Let us enter the school of the Sacred Heart
“If my chosen souls live united to Me and truly know Me, how much good they can do to so many others who live far from Me and do not know Me!” said Jesus on December 12, the date on which Josefa made her religious profession in articulo mortis.
In learning something of the brief life of this Spanish mystic in these lines, we have followed the story of someone who came to know the Sacred Heart by accepting His love, being moulded and, so to speak, conquered by it in order to pass it on to the world. At the end of this journey, which cost her so much blood, she reached the level of perfection to which she was called, not by her own merits, but by virtue of the charity of the Good Jesus.
The Saviour’s Heart also beats for us, has been pierced for us, is on fire with love for us… Let us acknowledge our misery, hand it over to Him, and ask for His forgiveness – always under the mantle of the Blessed Virgin – so that we can be united to Him and console Him!

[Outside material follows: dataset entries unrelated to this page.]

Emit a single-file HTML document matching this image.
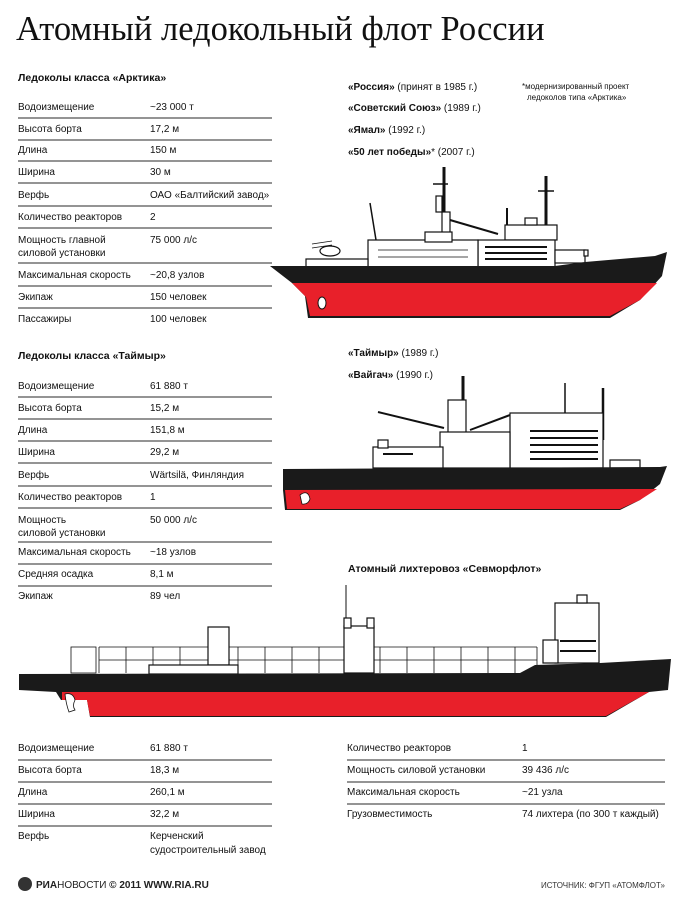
<!DOCTYPE html>
<html><head><meta charset="utf-8"><style>
body{margin:0;background:#fff;}
svg{display:block;font-family:"Liberation Sans",sans-serif;}
.t{font-size:10px;fill:#111;}
.h{font-size:10.5px;font-weight:bold;fill:#111;}
.l{stroke:#555;stroke-width:1.3;}
.w{fill:#fff;stroke:#111;stroke-width:1.2;}
.tn{fill:none;stroke:#111;stroke-width:0.8;}
</style></head><body>
<svg width="675" height="902" viewBox="0 0 675 902">
<text x="16" y="40" font-family="Liberation Serif,serif" font-size="34.5" fill="#111">Атомный ледокольный флот России</text>

<text class="h" x="18" y="81">Ледоколы класса «Арктика»</text>
<g class="t">
<text x="18" y="110">Водоизмещение</text><text x="150" y="110">~23 000 т</text>
<text x="18" y="132">Высота борта</text><text x="150" y="132">17,2 м</text>
<text x="18" y="153">Длина</text><text x="150" y="153">150 м</text>
<text x="18" y="175">Ширина</text><text x="150" y="175">30 м</text>
<text x="18" y="198">Верфь</text><text x="150" y="198">ОАО «Балтийский завод»</text>
<text x="18" y="220">Количество реакторов</text><text x="150" y="220">2</text>
<text x="18" y="243">Мощность главной</text><text x="18" y="256">силовой установки</text><text x="150" y="243">75 000 л/с</text>
<text x="18" y="278">Максимальная скорость</text><text x="150" y="278">~20,8 узлов</text>
<text x="18" y="300">Экипаж</text><text x="150" y="300">150 человек</text>
<text x="18" y="322">Пассажиры</text><text x="150" y="322">100 человек</text>
</g>
<g class="l">
<line x1="18" x2="272" y1="118" y2="118"/><line x1="18" x2="272" y1="140" y2="140"/><line x1="18" x2="272" y1="161" y2="161"/><line x1="18" x2="272" y1="183" y2="183"/><line x1="18" x2="272" y1="206" y2="206"/><line x1="18" x2="272" y1="228" y2="228"/><line x1="18" x2="272" y1="263" y2="263"/><line x1="18" x2="272" y1="286" y2="286"/><line x1="18" x2="272" y1="308" y2="308"/>
</g>

<g class="t">
<text x="348" y="90"><tspan font-weight="bold">«Россия»</tspan> (принят в 1985 г.)</text>
<text x="348" y="111"><tspan font-weight="bold">«Советский Союз»</tspan> (1989 г.)</text>
<text x="348" y="133"><tspan font-weight="bold">«Ямал»</tspan> (1992 г.)</text>
<text x="348" y="155"><tspan font-weight="bold">«50 лет победы»</tspan>* (2007 г.)</text>
<text x="522" y="89" font-size="8">*модернизированный проект</text>
<text x="527" y="100" font-size="8">ледоколов типа «Арктика»</text>
</g>

<g>
<rect class="w" x="442" y="212" width="8" height="55"/>
<rect class="w" x="436" y="196" width="6" height="16"/>
<line x1="444" y1="167" x2="444" y2="212" stroke="#111" stroke-width="3"/>
<line x1="433" y1="184" x2="448" y2="184" stroke="#111" stroke-width="1.5"/>
<line x1="546" y1="176" x2="546" y2="225" stroke="#111" stroke-width="3"/>
<line x1="538" y1="191" x2="554" y2="191" stroke="#111" stroke-width="1.5"/>
<line x1="507" y1="208" x2="507" y2="225" stroke="#111" stroke-width="2"/>
<line x1="370" y1="203" x2="376" y2="240" stroke="#111" stroke-width="1.5"/>
<line x1="450" y1="220" x2="498" y2="234" stroke="#111" stroke-width="2"/>
<rect class="w" x="505" y="225" width="52" height="15"/>
<rect class="w" x="525" y="218" width="12" height="7"/>
<rect class="w" x="478" y="240" width="77" height="28"/>
<rect class="w" x="368" y="240" width="110" height="28"/>
<rect class="w" x="425" y="232" width="27" height="10"/>
<rect class="w" x="306" y="259" width="62" height="9"/>
<rect class="w" x="555" y="250" width="30" height="13"/>
<rect class="w" x="584" y="250" width="4" height="6"/>
<path class="tn" d="M378 250 h90 M378 257 h90 M312 244 l20 -3 M312 248 l20 -3"/>
<ellipse class="w" cx="330" cy="251" rx="10" ry="5"/>
<g fill="#111"><rect x="485" y="246" width="62" height="2"/><rect x="485" y="252" width="62" height="2"/><rect x="485" y="258" width="62" height="2"/></g>
<path d="M270 266 L555 266 L585 262 L655 256 L667 252 L662 276 L640 300 L610 318 L308 318 L305 296 L292 283 Z" fill="#1a1a1a"/>
<path d="M292 283 L657 283 L640 300 L610 316 L310 316 L306 297 Z" fill="#e8202a"/>
<ellipse cx="322" cy="303" rx="4" ry="6" fill="#fff" stroke="#111"/>
</g>

<text class="h" x="18" y="359">Ледоколы класса «Таймыр»</text>
<g class="t">
<text x="18" y="389">Водоизмещение</text><text x="150" y="389">61 880 т</text>
<text x="18" y="411">Высота борта</text><text x="150" y="411">15,2 м</text>
<text x="18" y="433">Длина</text><text x="150" y="433">151,8 м</text>
<text x="18" y="455">Ширина</text><text x="150" y="455">29,2 м</text>
<text x="18" y="478">Верфь</text><text x="150" y="478">Wärtsilä, Финляндия</text>
<text x="18" y="500">Количество реакторов</text><text x="150" y="500">1</text>
<text x="18" y="523">Мощность</text><text x="18" y="536">силовой установки</text><text x="150" y="523">50 000 л/с</text>
<text x="18" y="555">Максимальная скорость</text><text x="150" y="555">~18 узлов</text>
<text x="18" y="577">Средняя осадка</text><text x="150" y="577">8,1 м</text>
<text x="18" y="599">Экипаж</text><text x="150" y="599">89 чел</text>
</g>
<g class="l">
<line x1="18" x2="272" y1="397" y2="397"/><line x1="18" x2="272" y1="419" y2="419"/><line x1="18" x2="272" y1="441" y2="441"/><line x1="18" x2="272" y1="463" y2="463"/><line x1="18" x2="272" y1="486" y2="486"/><line x1="18" x2="272" y1="508" y2="508"/><line x1="18" x2="272" y1="542" y2="542"/><line x1="18" x2="272" y1="564" y2="564"/><line x1="18" x2="272" y1="586" y2="586"/>
</g>
<g class="t">
<text x="348" y="356"><tspan font-weight="bold">«Таймыр»</tspan> (1989 г.)</text>
<text x="348" y="378"><tspan font-weight="bold">«Вайгач»</tspan> (1990 г.)</text>
</g>

<g>
<line x1="463" y1="376" x2="463" y2="430" stroke="#111" stroke-width="3"/>
<line x1="603" y1="388" x2="603" y2="440" stroke="#111" stroke-width="2.5"/>
<line x1="565" y1="383" x2="565" y2="415" stroke="#111" stroke-width="1.5"/>
<line x1="378" y1="412" x2="444" y2="428" stroke="#111" stroke-width="2"/>
<line x1="470" y1="430" x2="510" y2="415" stroke="#111" stroke-width="2"/>
<rect class="w" x="448" y="400" width="18" height="40"/>
<rect class="w" x="510" y="413" width="93" height="55"/>
<rect class="w" x="440" y="432" width="70" height="36"/>
<rect class="w" x="373" y="447" width="70" height="21"/>
<rect class="w" x="378" y="440" width="10" height="8"/>
<rect class="w" x="610" y="460" width="30" height="8"/>
<g fill="#111"><rect x="530" y="430" width="68" height="2"/><rect x="530" y="437" width="68" height="2"/><rect x="530" y="444" width="68" height="2"/><rect x="530" y="451" width="68" height="2"/><rect x="530" y="458" width="68" height="2"/><rect x="383" y="453" width="30" height="2"/></g>
<path d="M283 469 L660 467 L667 466 L660 484 L640 500 L620 510 L285 510 L283 490 Z" fill="#1a1a1a"/>
<path d="M285 490 L657 489 L640 500 L620 509 L287 509 Z" fill="#e8202a"/>
<path d="M300 495 q8 -6 10 4 q-2 6 -8 5 Z" fill="#fff" stroke="#111" stroke-width="0.8"/>
</g>

<text class="h" x="348" y="572">Атомный лихтеровоз «Севморфлот»</text>
<g>
<g class="tn">
<rect x="71" y="647" width="25" height="26"/>
<path d="M99 647 v26 M126 647 v26 M153 647 v26 M180 647 v26 M238 647 v26 M265 647 v26 M292 647 v26 M319 647 v26 M380 647 v26 M407 647 v26 M434 647 v26 M461 647 v26 M488 647 v26 M515 647 v26 M537 647 v26 M99 647 H537 M99 660 H537"/>
</g>
<line x1="346" y1="585" x2="346" y2="620" stroke="#111" stroke-width="1"/>
<rect class="w" x="344" y="626" width="30" height="47"/>
<rect class="w" x="344" y="618" width="7" height="10"/><rect class="w" x="367" y="618" width="7" height="10"/>
<rect class="w" x="208" y="627" width="21" height="38"/>
<rect class="w" x="149" y="665" width="89" height="9"/>
<rect class="w" x="555" y="603" width="44" height="60"/>
<rect class="w" x="543" y="640" width="15" height="23"/>
<rect class="w" x="577" y="595" width="10" height="8"/>
<g fill="#111"><rect x="560" y="640" width="36" height="2"/><rect x="560" y="650" width="36" height="2"/></g>
<path d="M19 674 L520 673 L535 665 L600 663 L671 659 L668 690 L649 692 L606 717 L90 717 L87 700 L61 700 L56 692 L19 690 Z" fill="#1a1a1a"/>
<path d="M62 692 L649 692 L606 716 L90 716 L87 700 L62 700 Z" fill="#e8202a"/>
<path d="M65 694 q8 -2 10 6 q-3 6 0 10 l-6 2 q-3 -8 -4 -18 Z" fill="#fff" stroke="#111" stroke-width="0.8"/>
</g>

<g class="t">
<text x="18" y="751">Водоизмещение</text><text x="150" y="751">61 880 т</text>
<text x="18" y="773">Высота борта</text><text x="150" y="773">18,3 м</text>
<text x="18" y="795">Длина</text><text x="150" y="795">260,1 м</text>
<text x="18" y="817">Ширина</text><text x="150" y="817">32,2 м</text>
<text x="18" y="839">Верфь</text><text x="150" y="839">Керченский</text><text x="150" y="853">судостроительный завод</text>
<text x="347" y="751">Количество реакторов</text><text x="522" y="751">1</text>
<text x="347" y="773">Мощность силовой установки</text><text x="522" y="773">39 436 л/с</text>
<text x="347" y="795">Максимальная скорость</text><text x="522" y="795">~21 узла</text>
<text x="347" y="817">Грузовместимость</text><text x="522" y="817">74 лихтера (по 300 т каждый)</text>
</g>
<g class="l">
<line x1="18" x2="272" y1="760" y2="760"/><line x1="18" x2="272" y1="782" y2="782"/><line x1="18" x2="272" y1="804" y2="804"/><line x1="18" x2="272" y1="826" y2="826"/>
<line x1="347" x2="665" y1="760" y2="760"/><line x1="347" x2="665" y1="782" y2="782"/><line x1="347" x2="665" y1="804" y2="804"/>
</g>

<circle cx="25" cy="884" r="7" fill="#333"/>
<text x="36" y="888" font-size="10" font-weight="bold" fill="#222">РИА<tspan font-weight="normal">НОВОСТИ</tspan> © 2011 WWW.RIA.RU</text>
<text x="665" y="888" font-size="8" fill="#333" text-anchor="end">ИСТОЧНИК: ФГУП «АТОМФЛОТ»</text>
</svg>
</body></html>
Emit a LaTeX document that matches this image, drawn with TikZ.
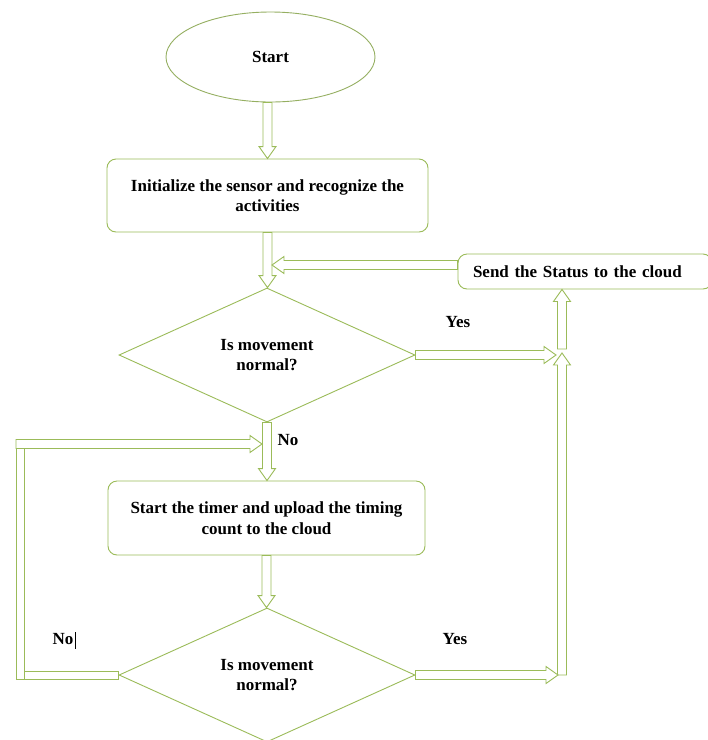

Would that we one day hear from His august and sweet lips the same sentence He addressed to Josefa: “Your littleness has given way to my greatness… Your misery and even your sins, to my mercy… And your trust, to my love and my goodness.” ◊
1 The biographical data and verbatim quotes from the message that the Sacred Heart of Jesus entrusted to Sister Josefa Menéndez have been taken from the work: MENÉNDEZ, RSCJ, Josefa. Un llamamiento al amor. 7.ed. Madrid: Religiosas del Sagrado Corazón, 1998.
2 Josefa’s father, Leonardo Menéndez, had already passed away when Josefa entered religious life.
3 In this regard, see two episodes in which the Sacred Heart appears to the seer – in her words – as “a poor starving man” asking her to satisfy His hunger for souls: cf. MENÉNDEZ, op. cit., p.159; p.272.
4 Cf. ST. BERNARD OF CLAIRVAUX. Sobre el Cantar de los Cantares. Sermón LXXXIII, n.5. In: Obras Completas. Barcelona: Rafael Casulleras, 1925, v.III, p.709.